⟨

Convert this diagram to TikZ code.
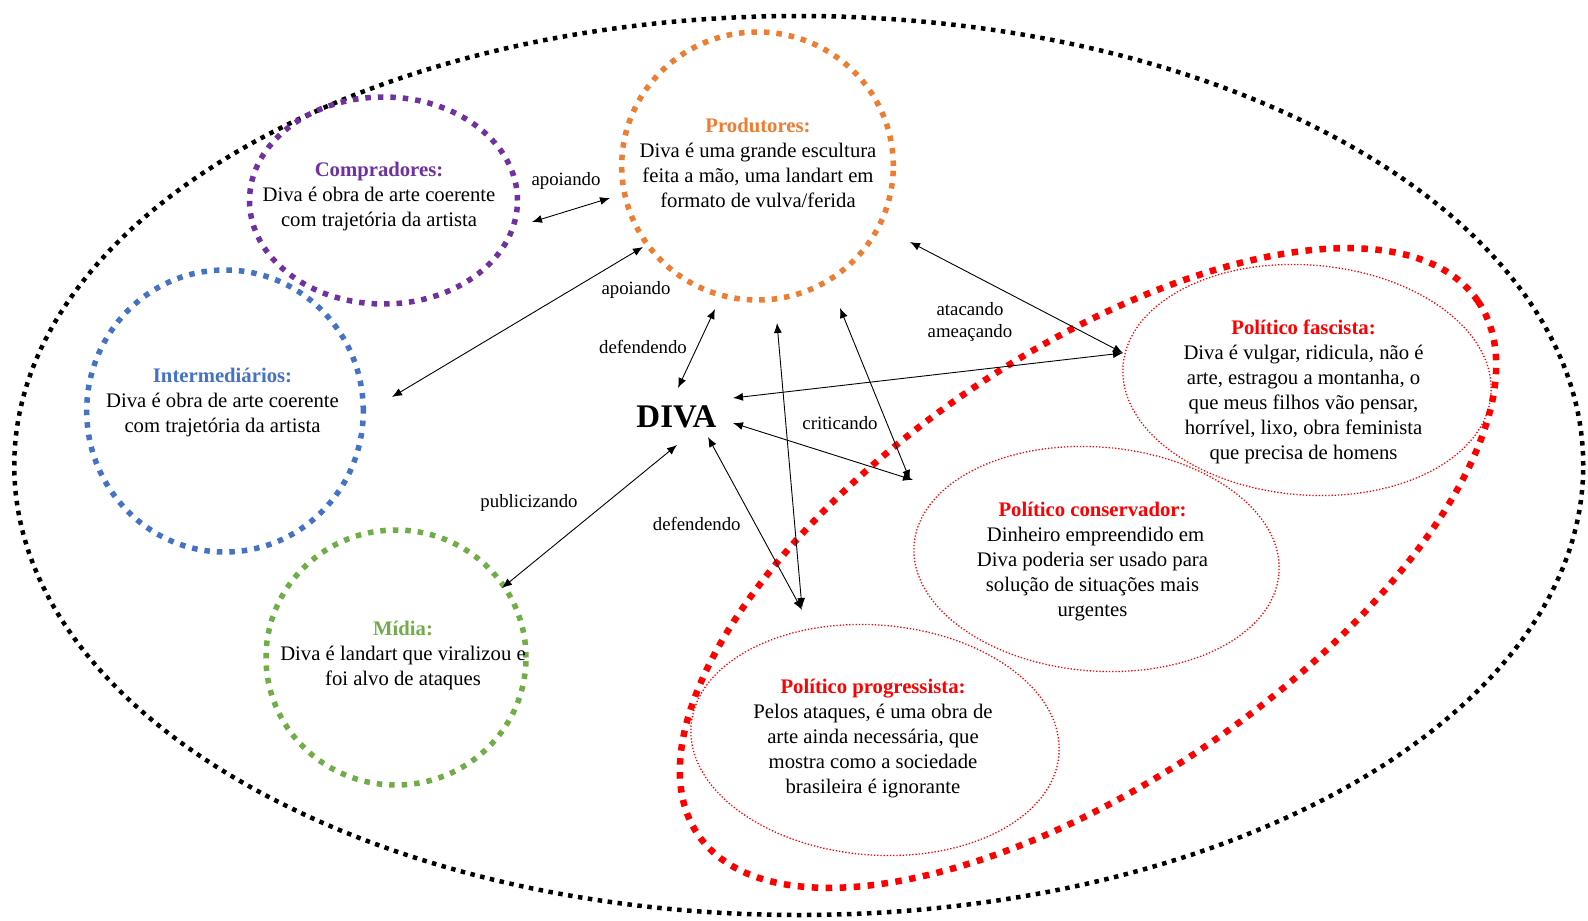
\documentclass[tikz,border=0pt]{standalone}
\usepackage{fontspec}
\setmainfont{Liberation Serif}
\usetikzlibrary{shapes.geometric,arrows.meta}
\definecolor{compcol}{HTML}{7030A0}
\definecolor{prodcol}{HTML}{ED7D31}
\definecolor{intercol}{HTML}{4472C4}
\definecolor{midiacol}{HTML}{70AD47}
\definecolor{polred}{HTML}{FF0000}
\begin{document}
\begin{tikzpicture}[x=1pt,y=-1pt,
  group/.style={ellipse, draw, inner sep=0pt, line width=5.5pt, dash pattern=on 5.5pt off 7pt},
  politico/.style={ellipse, draw=polred, inner sep=0pt, line width=1.3pt, dash pattern=on 1.3pt off 1.9pt, rotate=-4.5},
  body/.style={align=center, font=\fontsize{20.7}{25}\selectfont, inner sep=0pt},
  verb/.style={align=center, font=\fontsize{18.8}{22}\selectfont, inner sep=0pt},
  rel/.style={line width=0.9pt, {Latex[length=10pt,width=8pt]}-{Latex[length=10pt,width=8pt]}}]
\useasboundingbox (0,0) rectangle (1588,921);

% overall field and the political zone
\node[ellipse, draw, inner sep=0pt, line width=4.5pt, dash pattern=on 4.5pt off 5.5pt,
      minimum width=1569pt, minimum height=899pt] (campo) at (798.75,465.5) {};
\node[ellipse, draw=polred, inner sep=0pt, line width=6.5pt, dash pattern=on 6.5pt off 7.5pt,
      rotate=34.4, minimum width=945pt, minimum height=427pt] (politicos) at (1088,568) {};

% actor groups
\node[group, draw=compcol, minimum width=268pt, minimum height=207pt] (compradores) at (383.5,200.5) {};
\node[group, draw=prodcol, minimum width=271.6pt, minimum height=268pt] (produtores) at (757.5,166) {};
\node[group, draw=intercol, minimum width=276.6pt, minimum height=282pt] (intermediarios) at (225,411) {};
\node[group, draw=midiacol, minimum width=260pt, minimum height=255pt] (midia) at (396,657.5) {};

\node[politico, minimum width=369pt, minimum height=230pt] (fascista) at (1307,380) {};
\node[politico, minimum width=366pt, minimum height=224pt] (conservador) at (1096.5,559) {};
\node[politico, minimum width=369pt, minimum height=230pt] (progressista) at (875,740) {};

% texts
\node[body] (compT) at (379,196.5) {\textbf{\textcolor{compcol}{Compradores:}}\\Diva é obra de arte coerente\\com trajetória da artista};
\node[body] (prodT) at (758,162.5) {\textbf{\textcolor{prodcol}{Produtores:}}\\Diva é uma grande escultura\\feita a mão, uma landart em\\formato de vulva/ferida};
\node[body] (interT) at (222.5,402.5) {\textbf{\textcolor{intercol}{Intermediários:}}\\Diva é obra de arte coerente\\com trajetória da artista};
\node[body] (midiaT) at (403,655.5) {\textbf{\textcolor{midiacol}{Mídia:}}\\Diva é landart que viralizou e\\foi alvo de ataques};
\node[body] (fascT) at (1303.5,392) {\textbf{\textcolor{polred}{Político fascista:}}\\Diva é vulgar, ridicula, não é\\arte, estragou a montanha, o\\que meus filhos vão pensar,\\horrível, lixo, obra feminista\\que precisa de homens};
\node[body] (consT) at (1092.5,562) {\textbf{\textcolor{polred}{Político conservador:}}\\\hspace*{6pt}Dinheiro empreendido em\\Diva poderia ser usado para\\solução de situações mais\\urgentes};
\node[body] (progT) at (873,738.5) {\textbf{\textcolor{polred}{Político progressista:}}\\Pelos ataques, é uma obra de\\arte ainda necessária, que\\mostra como a sociedade\\brasileira é ignorante};

\node[font=\fontsize{33}{36}\bfseries\selectfont, inner sep=0pt] (diva) at (676.5,417) {DIVA};

% relations
\draw[rel] ([shift={(148.5,21.5)}]compradores.center) -- ([shift={(-147.5,32)}]produtores.center);
\draw[rel] ([shift={(167,-14)}]intermediarios.center) -- ([shift={(-114.5,81)}]produtores.center);
\draw[rel] ([shift={(-42.5,143)}]produtores.center) -- ([shift={(1.5,-29)}]diva.center);
\draw[rel] ([shift={(19.5,157)}]produtores.center) -- ([shift={(-73,-132)}]progressista.center);
\draw[rel] ([shift={(31.5,20)}]diva.center) -- ([shift={(-73,-130)}]progressista.center);
\draw[rel] ([shift={(82.5,142)}]produtores.center) -- ([shift={(-186.5,-79)}]conservador.center);
\draw[rel] ([shift={(56.5,6)}]diva.center) -- ([shift={(-183.5,-79)}]conservador.center);
\draw[rel] ([shift={(56.5,-19)}]diva.center) -- ([shift={(-184,-27)}]fascista.center);
\draw[rel] ([shift={(152.5,76)}]produtores.center) -- ([shift={(-184,-27)}]fascista.center);
\draw[rel] ([shift={(106,-69.5)}]midia.center) -- ([shift={(0.5,28)}]diva.center);

% relation labels
\node[verb] (lapoio1) at (566,181) {apoiando};
\node[verb] (lapoio2) at (636,290) {apoiando};
\node[verb] (ldef1) at (643,346.5) {defendendo};
\node[verb] (ldef2) at (696.7,524) {defendendo};
\node[verb] (lcrit) at (840,423) {criticando};
\node[verb] (latac) at (970,322) {atacando\\ameaçando};
\node[verb] (lpub) at (529,502.5) {publicizando};
\end{tikzpicture}
\end{document}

⟩

Set exercise
Starting with the first line of the data above and ending with the line containing "(0,0) rectangle (1588,921);", please restate every line exactly, leaving images out.

Task solution
Convert this diagram to TikZ code.
\documentclass[tikz,border=0pt]{standalone}
\usepackage{fontspec}
\setmainfont{Liberation Serif}
\usetikzlibrary{shapes.geometric,arrows.meta}
\definecolor{compcol}{HTML}{7030A0}
\definecolor{prodcol}{HTML}{ED7D31}
\definecolor{intercol}{HTML}{4472C4}
\definecolor{midiacol}{HTML}{70AD47}
\definecolor{polred}{HTML}{FF0000}
\begin{document}
\begin{tikzpicture}[x=1pt,y=-1pt,
  group/.style={ellipse, draw, inner sep=0pt, line width=5.5pt, dash pattern=on 5.5pt off 7pt},
  politico/.style={ellipse, draw=polred, inner sep=0pt, line width=1.3pt, dash pattern=on 1.3pt off 1.9pt, rotate=-4.5},
  body/.style={align=center, font=\fontsize{20.7}{25}\selectfont, inner sep=0pt},
  verb/.style={align=center, font=\fontsize{18.8}{22}\selectfont, inner sep=0pt},
  rel/.style={line width=0.9pt, {Latex[length=10pt,width=8pt]}-{Latex[length=10pt,width=8pt]}}]
\useasboundingbox (0,0) rectangle (1588,921);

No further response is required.